Some points from the article that caught my attention:
- Rethinking that technology can only distract“Using some jujitsu to turn the agents of distraction into agents of serenity.” Describes some inventions like wearable sensors that deliver rewards (“calm points”) for breathing well while you work, developed by Stanford University’s calming technology laboratory; iPad apps to help you meditate yourself into a state of super-focused concentration; software that lets friends decide collectively to disable their smartphones for the duration of a restaurant meal; and scores of pieces of “zenware” designed to block distractions.” (Note: I created a list.ly with some useful Zen Apps)
- Points to Linda Stone’s pioneering work in the mindfulness online movement: Linda Stone was the first to write about about distraction and the need to breath while being online. Her work was the inspiration for Rheingold’s book (the mindfulness chapter). She coined a phrase “continuous partial attention,” to describe why we multi-task in an age of social media – not to get more done, but not to miss out. Here’s a recent interview with her in the Atlantic (by way of Rheingold)
- Some humorous, but real conditions that can occur from online distraction or addiction: “Paper Tweeting,” or scribbling supposedly witty wisecracks in a notebook as a substitute for the urge to share them online; sleep texting; and “ringxiety.”

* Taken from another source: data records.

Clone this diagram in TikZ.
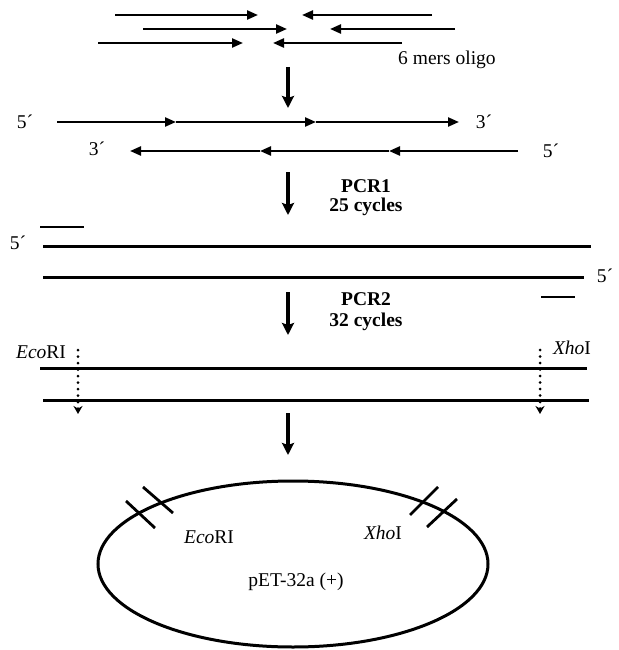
\documentclass[tikz,border=0pt]{standalone}
\usepackage{fontspec}
\setmainfont{Liberation Serif}
\usetikzlibrary{arrows.meta}
\begin{document}
\begin{tikzpicture}[x=1pt,y=-1pt,
  every node/.style={inner sep=0pt,font=\fontsize{19.5}{21}\selectfont},
  oligo/.style={line width=2.3pt,-{Triangle[length=11pt,width=9pt]}},
  strand/.style={line width=2.3pt,-{Triangle[length=11pt,width=9pt]}},
  dsline/.style={line width=3pt},
  primer/.style={line width=2.3pt},
  stepdown/.style={line width=3.5pt,-{Stealth[length=12pt,width=12pt,inset=2pt]}},
  cutsite/.style={line width=3pt,dash pattern=on 0pt off 6.5pt,line cap=round,-{Stealth[length=8pt,width=9pt,inset=2.5pt,line cap=butt]}},
  hash/.style={line width=2.8pt},
  lbl/.style={anchor=center},
  pcr/.style={anchor=base,font=\fontsize{19.5}{21}\selectfont\bfseries}
]
\useasboundingbox (0,0) rectangle (618,650);

% ---- top oligos
\coordinate (o1a) at (115,15); \coordinate (o1b) at (258,15);
\coordinate (o1c) at (432,15); \coordinate (o1d) at (302,15);
\coordinate (o2a) at (143,29); \coordinate (o2b) at (287,29);
\coordinate (o2c) at (455,29); \coordinate (o2d) at (330,29);
\coordinate (o3a) at (98,43);  \coordinate (o3b) at (243,43);
\coordinate (o3c) at (402,43); \coordinate (o3d) at (273,43);
\draw[oligo] (o1a) -- (o1b);
\draw[oligo] (o1c) -- (o1d);
\draw[oligo] (o2a) -- (o2b);
\draw[oligo] (o2c) -- (o2d);
\draw[oligo] (o3a) -- (o3b);
\draw[oligo] (o3c) -- (o3d);
\node[anchor=base west] (oligo) at (398,65) {6 mers oligo};

% ---- step arrows
\coordinate (s1a) at (288,67);  \coordinate (s1b) at (288,108);
\coordinate (s2a) at (288,172); \coordinate (s2b) at (288,215);
\coordinate (s3a) at (288,292); \coordinate (s3b) at (288,335);
\coordinate (s4a) at (288,413); \coordinate (s4b) at (288,455);
\draw[stepdown] (s1a) -- (s1b);
\draw[stepdown] (s2a) -- (s2b);
\draw[stepdown] (s3a) -- (s3b);
\draw[stepdown] (s4a) -- (s4b);

% ---- assembled strands
\coordinate (r1a) at (57,122);  \coordinate (r1b) at (176,122);
\coordinate (r1c) at (316,122); \coordinate (r1d) at (459,122);
\coordinate (r2a) at (518,151); \coordinate (r2b) at (389,151);
\coordinate (r2c) at (260,151); \coordinate (r2d) at (130,151);
\draw[strand] (r1a) -- (r1b);
\draw[strand] (r1b) -- (r1c);
\draw[strand] (r1c) -- (r1d);
\draw[strand] (r2a) -- (r2b);
\draw[strand] (r2b) -- (r2c);
\draw[strand] (r2c) -- (r2d);
\node[lbl] (p51) at (25,122) {5´};
\node[lbl] (p31) at (484,122) {3´};
\node[lbl] (p32) at (97,149) {3´};
\node[lbl] (p52) at (551,151) {5´};

\node[pcr] (pcr1) at (366,192) {PCR1};
\node[pcr] (cyc1) at (366,211) {25 cycles};

% ---- PCR1 product
\coordinate (pa1) at (40,227);  \coordinate (pa2) at (84,227);
\coordinate (la1) at (43,246);  \coordinate (la2) at (591,246);
\coordinate (lb1) at (43,277);  \coordinate (lb2) at (584,277);
\coordinate (pb1) at (541,297); \coordinate (pb2) at (575,297);
\draw[primer] (pa1) -- (pa2);
\draw[dsline] (la1) -- (la2);
\draw[dsline] (lb1) -- (lb2);
\draw[primer] (pb1) -- (pb2);
\node[lbl] (p53) at (18,243) {5´};
\node[lbl] (p54) at (605,276) {5´};

\node[pcr] (pcr2) at (366,305) {PCR2};
\node[pcr] (cyc2) at (366,326) {32 cycles};

% ---- PCR2 product
\coordinate (ma1) at (40,368);  \coordinate (ma2) at (587,368);
\coordinate (mb1) at (43,400);  \coordinate (mb2) at (589,400);
\draw[dsline] (ma1) -- (ma2);
\draw[dsline] (mb1) -- (mb2);
\coordinate (ca1) at (78,350);  \coordinate (ca2) at (78,414);
\coordinate (cb1) at (540,350); \coordinate (cb2) at (540,414);
\draw[cutsite] (ca1) -- (ca2);
\draw[cutsite] (cb1) -- (cb2);
\node[lbl] (eco1) at (41,352) {\textit{Eco}RI};
\node[lbl] (xho1) at (572,348) {\textit{Xho}I};

% ---- plasmid
\draw[line width=3pt] (293,564) ellipse [x radius=195pt, y radius=83pt];
\draw[hash] (126,501) -- (155,528);
\draw[hash] (143,487) -- (173,513);
\draw[hash] (410,515) -- (438,487);
\draw[hash] (427,527) -- (457,499);
\node[lbl] (eco2) at (209,537) {\textit{Eco}RI};
\node[lbl] (xho2) at (383,533) {\textit{Xho}I};
\node[lbl] (pet) at (296,582) {pET-32a (+)};
\end{tikzpicture}
\end{document}
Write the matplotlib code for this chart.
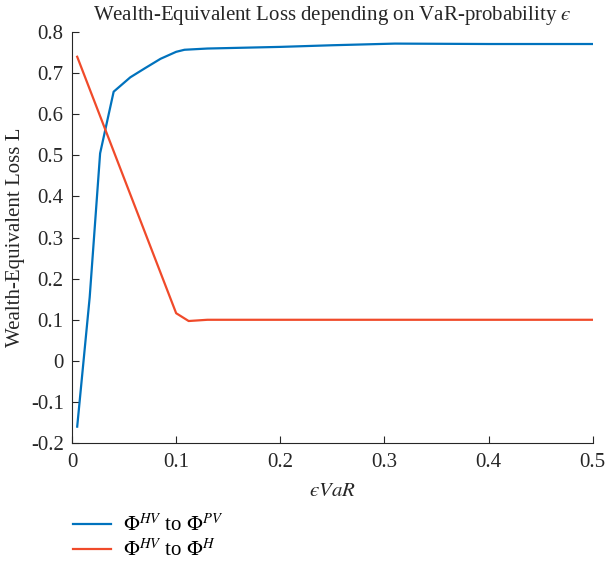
import matplotlib
matplotlib.use('Agg')
import matplotlib.pyplot as plt
from matplotlib.ticker import FormatStrFormatter
import numpy as np

# VaR-probability grid and losses
eps_pv = [0.005, 0.017, 0.027, 0.040, 0.056, 0.070, 0.085, 0.100, 0.108, 0.130,
          0.200, 0.250, 0.310, 0.400, 0.500]
loss_pv = [-0.160, 0.155, 0.505, 0.655, 0.690, 0.712, 0.735, 0.752, 0.757, 0.760,
           0.764, 0.768, 0.772, 0.771, 0.771]

eps_h = [0.005, 0.100, 0.112, 0.130, 0.200, 0.300, 0.400, 0.500]
loss_h = [0.740, 0.116, 0.097, 0.100, 0.100, 0.100, 0.100, 0.100]

plt.rcParams['font.family'] = ['Liberation Serif', 'DejaVu Serif']
plt.rcParams['mathtext.fontset'] = 'stix'
plt.rcParams['axes.unicode_minus'] = False

fig = plt.figure(figsize=(6.07, 5.63), dpi=100)
ax = fig.add_axes([0.1186, 0.213, 0.858, 0.730])

ax.plot(eps_pv, loss_pv, color='#0072BD', linewidth=1.6,
        label=r'$\Phi^{HV}$ to $\Phi^{PV}$')
ax.plot(eps_h, loss_h, color='#F04A2A', linewidth=1.6,
        label=r'$\Phi^{HV}$ to $\Phi^{H}$')

ax.set_xlim(0, 0.5)
ax.set_ylim(-0.2, 0.8)
ax.set_xticks(np.arange(0, 0.51, 0.1))
ax.set_yticks(np.arange(-0.2, 0.81, 0.1))
ax.xaxis.set_major_formatter(FormatStrFormatter('%g'))
ax.yaxis.set_major_formatter(FormatStrFormatter('%g'))
ax.tick_params(direction='in', length=5, width=0.8, labelsize=15, colors='#262626')
ax.tick_params(axis='x', pad=7)
ax.tick_params(axis='y', pad=6)
for s in ['top', 'right']:
    ax.spines[s].set_visible(False)
for s in ['left', 'bottom']:
    ax.spines[s].set_color('#262626')
    ax.spines[s].set_linewidth(0.8)

ax.set_title('Wealth-Equivalent Loss depending on VaR-probability $\u03f5$',
             fontsize=15, color='#262626', pad=9)
ax.set_ylabel('Wealth-Equivalent Loss L', fontsize=15, color='#262626', labelpad=4)
ax.set_xlabel('$\u03f5 VaR$', fontsize=15, color='#262626', labelpad=7)

fig.legend(loc='upper left', bbox_to_anchor=(0.09, 0.12), frameon=False,
           fontsize=15, handlelength=1.8, handletextpad=0.6, labelspacing=0.15)

fig.savefig('out.png', dpi=100)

- Distraction by shiny objects is not new. Social media and mobile phones aren’t the first ever examples of “cognitive entanglement”, Pang’s term for the way we use technology as extensions of our own minds. Writing things in a notebook is entanglement! The problem is not the dependency on the technology but it is designed to make money for the creators than a focus on the user-experience. Distraction is still a problem and we need to need to find coping methods. These can wetware (training our minds) or software/hardware as the Pang advocates.
Bottom Line: What we need are techniques for exercising the muscle that lets you maintain control of your own attention, so that you can more frequently win the battle for your attention while trying to get work done on the biggest and best invention to date for distraction – the Internet. Glad that I have been researching, practicing, and doing training on this topic for nonprofits for a few years now because it is going to be a very important professional development skill set – and not just for social media managers.
Do you us mindfulness techniques like meditation, taking walks, or other ‘low tech” methods to help you focus or do you rely on “calming” technology tools? Or a combination?